La frontière entre vie privée et vie publique n’a jamais été aussi floue. L’ère numérique, dominée par les réseaux sociaux et les plateformes en ligne, nous pousse à redéfinir notre rapport à l’intimité. Comme le souligne danah boyd, les espaces publics médiatisés du web possèdent des caractéristiques inédites : persistance, facilité de recherche, copiabilité et auditoire invisible. Ces éléments créent une nouvelle dynamique où toute information partagée peut être retrouvée, copiée et utilisée bien au-delà de son contexte initial.
L’illusion du contrôle :
Le
paradoxe de la vie privée est évident : nous voulons préserver notre intimité
tout en profitant des services en ligne qui exploitent nos données
personnelles. L’adage « Si vous ne payez pas, c’est que vous êtes le produit »
illustre cette réalité où nos comportements, nos goûts et nos interactions
deviennent des ressources monétisables. Les jeunes générations, bien que
conscientes des risques, privilégient souvent la commodité au détriment de la
sécurité. Le cas de LinkedIn est révélateur : pour les professionnels, s’en
retirer revient presque à disparaître du marché du travail.
L’intelligence artificielle et l’exploitation des données publiques :
Avec
l’essor de l’IA générative, la collecte massive de données publiques atteint un
niveau inédit. Les algorithmes analysent, recoupent et exploitent des
informations librement accessibles pour alimenter des modèles de langage,
affiner des recommandations ou automatiser des décisions. Ce phénomène pose
plusieurs problèmes :
- La perte de contrôle sur
ses données : ce qui est publié en ligne peut être aspiré, stocké et
utilisé par des IA sans consentement explicite.
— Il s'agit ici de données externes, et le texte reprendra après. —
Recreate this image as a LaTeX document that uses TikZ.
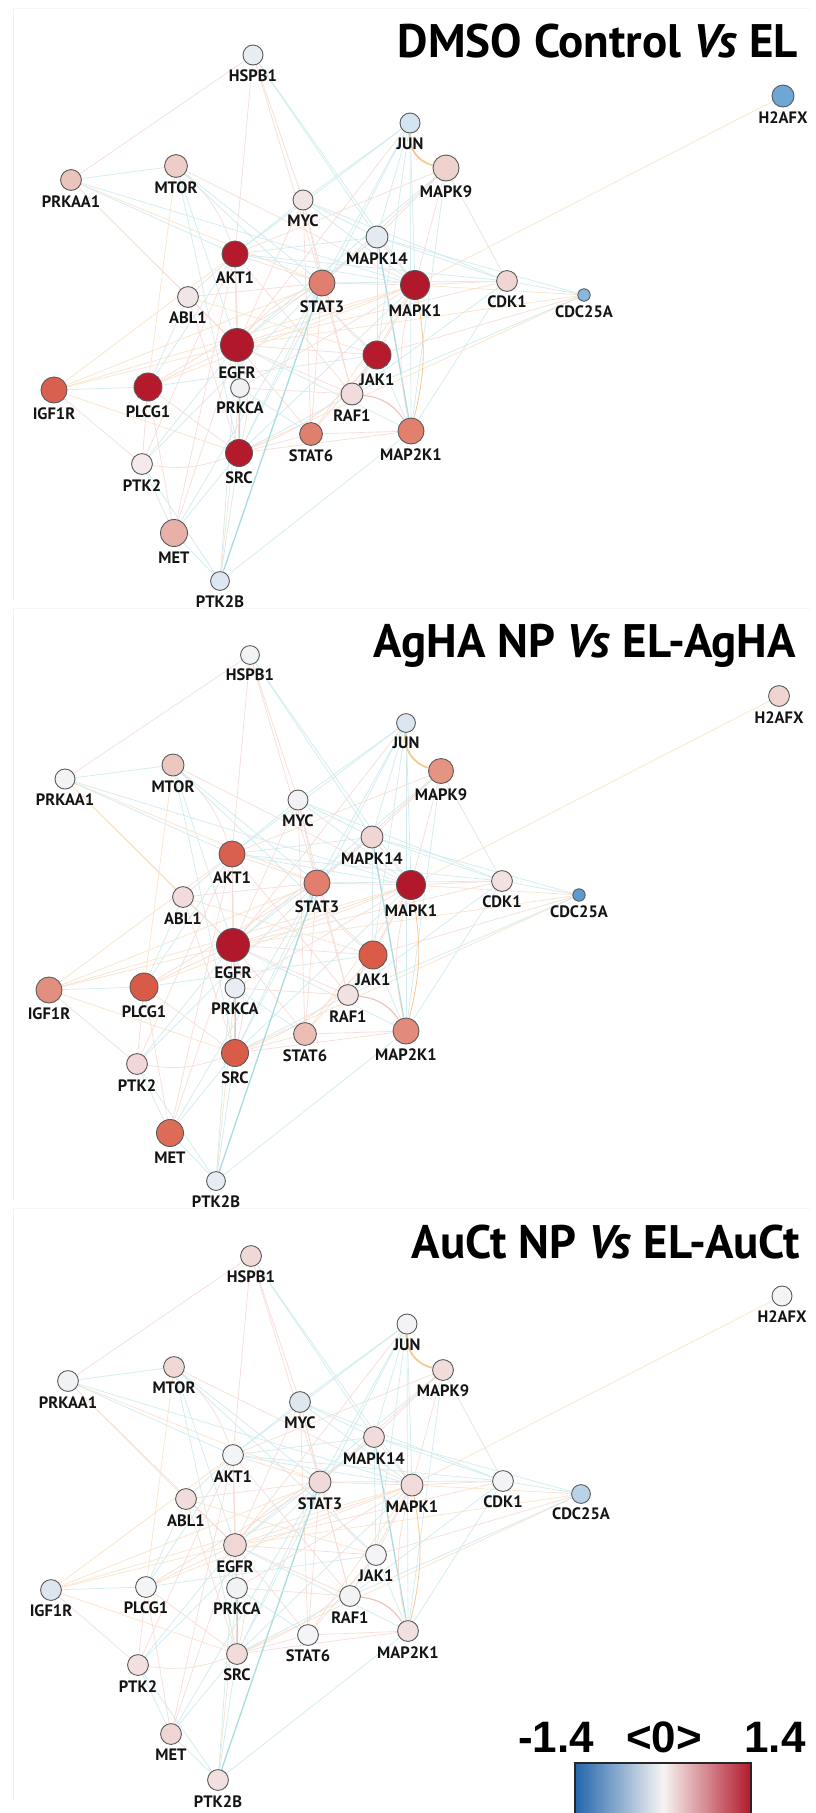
\documentclass[tikz,border=0pt]{standalone}
\usepackage{fontspec}
\setmainfont{PT Sans}
\newfontfamily\cbfont{Liberation Sans}

\pgfdeclarelayer{paper}
\pgfdeclarelayer{links}
\pgfsetlayers{paper,links,main}

% edge colours
\definecolor{lnkP}{HTML}{F7DDD7}
\definecolor{lnkC}{HTML}{D0ECEF}
\definecolor{lnkO}{HTML}{FAE4CA}
\definecolor{lnkG}{HTML}{E4E4E4}
\definecolor{lnkCs}{HTML}{A9DCE0}
\definecolor{lnkPs}{HTML}{EFC0BB}
\definecolor{lnkOs}{HTML}{F5C993}
% colour bar
\definecolor{cbBlue}{HTML}{2166AC}
\definecolor{cbRed}{HTML}{B2182B}
\definecolor{cbMid}{HTML}{F7F4F3}
\definecolor{ring}{HTML}{5A5A5A}

\tikzset{
  gene/.style={circle, draw=ring, line width=0.9pt, inner sep=0pt},
  glabel/.style={font=\bfseries\fontsize{16.5}{16.5}\selectfont, inner sep=0pt, text=black!92},
  ttl/.style={anchor=base east, font=\bfseries\fontsize{47}{47}\selectfont, inner sep=0pt},
  cbnum/.style={anchor=base, font=\cbfont\bfseries\fontsize{44}{44}\selectfont, inner sep=0pt},
  lp/.style={draw=lnkP, line width=0.7pt},
  lc/.style={draw=lnkC, line width=0.7pt},
  lo/.style={draw=lnkO, line width=0.7pt},
  lg/.style={draw=lnkG, line width=0.7pt},
  lC/.style={draw=lnkCs, line width=1.3pt},
  lpb/.style={lp, bend left=14},
  lpr/.style={lp, bend right=14},
  lPb/.style={draw=lnkPs, line width=1.1pt, bend left=25},
  lOb/.style={draw=lnkOs, line width=1.8pt, bend right=40},
  lob/.style={draw=lnkOs, line width=0.8pt, bend left=12},
}

% connections of the interaction network (same in every panel)
\def\linklist{HSPB1/PRKAA1/p, HSPB1/AKT1/p, HSPB1/MYC/p, HSPB1/STAT3/p, HSPB1/MAPK14/c, HSPB1/MAPK1/c,
 PRKAA1/MTOR/c, PRKAA1/AKT1/c, PRKAA1/EGFR/p, PRKAA1/ABL1/o, PRKAA1/MAPK1/c, PRKAA1/STAT3/o,
 MTOR/AKT1/pb, MTOR/EGFR/c, MTOR/PLCG1/o, MTOR/STAT3/c, MTOR/MAPK1/p, MTOR/SRC/c, MTOR/JAK1/c,
 MYC/JUN/c, MYC/AKT1/c, MYC/STAT3/p, MYC/MAPK14/c, MYC/MAPK1/c, MYC/EGFR/p, MYC/STAT6/p, MYC/CDK1/c, MYC/RAF1/p,
 JUN/AKT1/c, JUN/MAPK14/c, JUN/MAPK1/c, JUN/STAT3/c, JUN/MAP2K1/c, JUN/EGFR/p, JUN/JAK1/c, JUN/MAPK9/Ob, JUN/SRC/c,
 MAPK9/MAPK14/p, MAPK9/MAPK1/p, MAPK9/CDK1/g, MAPK9/STAT3/p, MAPK9/AKT1/p, MAPK9/MAP2K1/c, MAPK9/EGFR/c,
 H2AFX/MAPK1/o,
 CDK1/CDC25A/c, CDK1/MAPK1/p, CDK1/MAPK14/c, CDK1/EGFR/p, CDK1/STAT3/c, CDK1/RAF1/c, CDK1/AKT1/c, CDK1/MAP2K1/c,
 CDC25A/MAPK14/c, CDC25A/MAPK1/o, CDC25A/EGFR/o, CDC25A/JAK1/p, CDC25A/SRC/o, CDC25A/RAF1/c,
 MAPK14/MAP2K1/C, MAPK14/STAT3/p, MAPK14/MAPK1/p, MAPK14/EGFR/c, MAPK14/AKT1/c, MAPK14/JAK1/c,
 MAPK1/MAP2K1/ob, MAPK1/MAP2K1/pr, MAPK1/RAF1/p, MAPK1/JAK1/p, MAPK1/EGFR/p, MAPK1/STAT3/p, MAPK1/SRC/c, MAPK1/AKT1/c, MAPK1/STAT6/o,
 RAF1/MAP2K1/Pb, RAF1/EGFR/p, RAF1/SRC/c, RAF1/JAK1/c, RAF1/AKT1/p, RAF1/STAT3/p,
 EGFR/AKT1/p, EGFR/STAT3/pb, EGFR/SRC/pb, EGFR/PLCG1/p, EGFR/PRKCA/c, EGFR/IGF1R/o, EGFR/JAK1/p, EGFR/MAP2K1/c,
 EGFR/STAT6/p, EGFR/ABL1/p, EGFR/PTK2/c, EGFR/MET/p, EGFR/PTK2B/c,
 SRC/PTK2/pb, SRC/PTK2B/c, SRC/MET/c, SRC/STAT6/p, SRC/STAT3/c, SRC/PLCG1/p, SRC/PRKCA/C, SRC/IGF1R/o, SRC/MAP2K1/p,
 SRC/JAK1/pr, SRC/ABL1/p, SRC/AKT1/p,
 IGF1R/AKT1/o, IGF1R/PLCG1/c, IGF1R/PTK2/p, IGF1R/STAT3/o, IGF1R/MAPK1/o,
 PTK2/MET/c, PTK2/PLCG1/p, PTK2/PTK2B/c, PTK2/STAT3/c, PTK2/AKT1/p,
 MET/PTK2B/c, MET/STAT3/c, MET/PLCG1/p, MET/AKT1/p,
 PTK2B/MAP2K1/c, PTK2B/STAT3/C, PTK2B/PRKCA/o,
 ABL1/AKT1/g, ABL1/STAT3/p, ABL1/PLCG1/c, ABL1/JAK1/o,
 PLCG1/AKT1/c, PLCG1/STAT3/p, PLCG1/MAPK1/o, PLCG1/JAK1/c,
 JAK1/STAT3/pb, JAK1/STAT6/p, JAK1/MAP2K1/c,
 STAT6/STAT3/p, STAT6/MAP2K1/p, STAT6/PRKCA/c,
 PRKCA/AKT1/p, PRKCA/MAPK1/p, PRKCA/RAF1/p, AKT1/STAT3/p}

% #1 name prefix, #2 list name/x/y/radius/fill
\newcommand\genepanel[2]{%
  \foreach \gn/\gx/\gy/\gr/\gf in {#2} {
    \definecolor{genefill}{HTML}{\gf}
    \node[gene, fill=genefill, minimum size=2*\gr] (#1\gn) at (\gx,\gy) {};
    \node[glabel] (#1\gn-t) at (\gx,\gy+\gr+10.8) {\gn};
  }
  \begin{pgfonlayer}{links}
    \foreach \ea/\eb/\es in \linklist { \draw[l\es] (#1\ea) to (#1\eb); }
  \end{pgfonlayer}
}

\begin{document}
\begin{tikzpicture}[x=1pt,y=-1pt]
\useasboundingbox (0,0) rectangle (816,1813);
\begin{pgfonlayer}{paper}
  \fill[white] (0,0) rectangle (816,1813);
  \foreach \oy in {0,600,1200} {
    \draw[black!6, line width=0.8pt] (13,\oy+8) -- (13,\oy+600);
    \draw[black!4, line width=0.8pt] (13,\oy+8) -- (810,\oy+8);
  }
\end{pgfonlayer}

% ---- panel 1
\node[ttl] (title1) at (798,57) {DMSO Control \textit{Vs} EL};
\genepanel{a}{HSPB1/253/55/10/E6EDF3, H2AFX/783/96/11/6EA6D5, JUN/410/123/10/D4E4F0, MAPK9/446/168/13/EFD2CE,
 PRKAA1/71/180/10.4/EAC3BB, MTOR/176/166/11.4/EECDC8, MYC/303/200/10/F3E4E4, MAPK14/377/237/11/E3EAF1,
 AKT1/235/254/13/B4192C, STAT3/322/283/13/E07F6F, MAPK1/415/285/14.5/B2182B, CDK1/507/281/10.4/F0D6D3,
 CDC25A/584/295/6.2/88B7DC, ABL1/188/297/10.4/F2E5E7, EGFR/237/345/16.5/B2182B, JAK1/377/355/14/B51B2D,
 IGF1R/54/390/13/D8604F, PLCG1/148/387/14/B51A2C, PRKCA/240/388/9.4/F1F1F3, RAF1/352/394/11/F0DCDC,
 MAP2K1/411/431/13/E0806D, STAT6/311/434/11.4/DF7F6E, SRC/239/453/13.5/B41A2B, PTK2/142/464/10.4/F5EAEB,
 MET/174/533/13.5/E8B0A6, PTK2B/220/581/9.4/DCE7F1}

% ---- panel 2
\node[ttl] (title2) at (796,657) {AgHA NP \textit{Vs} EL-AgHA};
\genepanel{b}{HSPB1/250/655/9.4/F2F3F5, H2AFX/779/696/10.4/F0D4CF, JUN/406/723/9.4/DCE6F0, MAPK9/441/771/12.5/E59382,
 PRKAA1/65/779/10/F3F3F5, MTOR/173/765/11/ECC7BF, MYC/298/800/10/F2F2F4, MAPK14/372/837/11/F0D6D2,
 AKT1/232/854/13/D9604E, STAT3/317/883/13/E17E6D, MAPK1/411/885/14.5/B2182B, CDK1/502/881/10.4/F3E1E0,
 CDC25A/579/895/6.2/5C9BD1, ABL1/183/897/10.4/F1DCDB, EGFR/233/945/16.5/B2182B, JAK1/373/955/14/D95B48,
 IGF1R/49/990/13/E28F80, PLCG1/144/987/14/D85A47, PRKCA/235/988/10/E7EDF3, RAF1/348/995/10.4/F2E1E1,
 MAP2K1/406/1031/13/E28B7A, STAT6/305/1034/11.4/EBBDB3, SRC/235/1053/13.5/D85C48, PTK2/137/1064/10.4/F1D8D6,
 MET/170/1133/13.5/DC6C58, PTK2B/216/1181/9.4/E6ECF2}

% ---- panel 3
\node[ttl] (title3) at (800,1258) {AuCt NP \textit{Vs} EL-AuCt};
\genepanel{c}{HSPB1/251/1256/10.4/F0D8D6, H2AFX/782/1296/10/F4F4F6, JUN/407/1324/10/F3F3F5, MAPK9/443/1370/10.4/F1DCDB,
 PRKAA1/68/1381/10.4/F1F2F4, MTOR/174/1367/10.4/F0D8D6, MYC/300/1402/10.4/DFE7EE, MAPK14/374/1437/10.4/F1DCDB,
 AKT1/233/1455/10.4/F3F4F6, STAT3/320/1482/11/F0DAD9, MAPK1/412/1485/11/F1DCDB, CDK1/503/1481/10.4/F3F3F5,
 CDC25A/581/1494/9.4/B8D2E8, ABL1/186/1499/10.4/F1DCDC, EGFR/235/1545/11.4/F0D7D5, JAK1/376/1555/10.4/F4F4F6,
 IGF1R/51/1590/10.4/DDE6EF, PLCG1/146/1587/10.4/F3F4F6, PRKCA/237/1588/10.4/F1F2F4, RAF1/350/1596/10.4/F3F3F5,
 MAP2K1/408/1631/10.4/F2E0E0, STAT6/308/1635/10.4/F4F4F6, SRC/237/1654/10.4/F1DCDB, PTK2/138/1665/10.4/F2E0E0,
 MET/171/1734/10.4/EFD6D4, PTK2B/218/1780/10.4/F2E0E0}

% ---- colour scale
\shade[left color=cbBlue, right color=cbRed, middle color=cbMid] (575,1763) rectangle (751,1820);
\draw[black!85, line width=1.3pt] (575,1763) rectangle (751,1820);
\node[cbnum] (cbmin) at (556,1752) {-1.4};
\node[cbnum] (cbmid) at (664,1752) {<0>};
\node[cbnum] (cbmax) at (775,1752) {1.4};
\end{tikzpicture}
\end{document}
- Les risques de profilage :
les informations personnelles alimentent des analyses prédictives qui
influencent la publicité, le recrutement ou même l’accès à certains
services.
- La disparition de
l’anonymat : l’agrégation de données permet de reconstituer des identités
complètes à partir de fragments d’informations publiques, menaçant la
séparation entre sphères personnelle et professionnelle.
Face
à ces défis, la législation peine à suivre le rythme de l’innovation
technologique. Les utilisateurs doivent développer une culture numérique plus
critique, où chaque partage d’information est pensé en fonction de ses
implications à long terme. La régulation de l’IA et des données personnelles
deviendra un enjeu majeur des prochaines années, mais en attendant, une seule
règle prévaut : sur Internet, tout ce qui est publié peut être utilisé, analysé
et exploité—parfois bien au-delà de notre contrôle.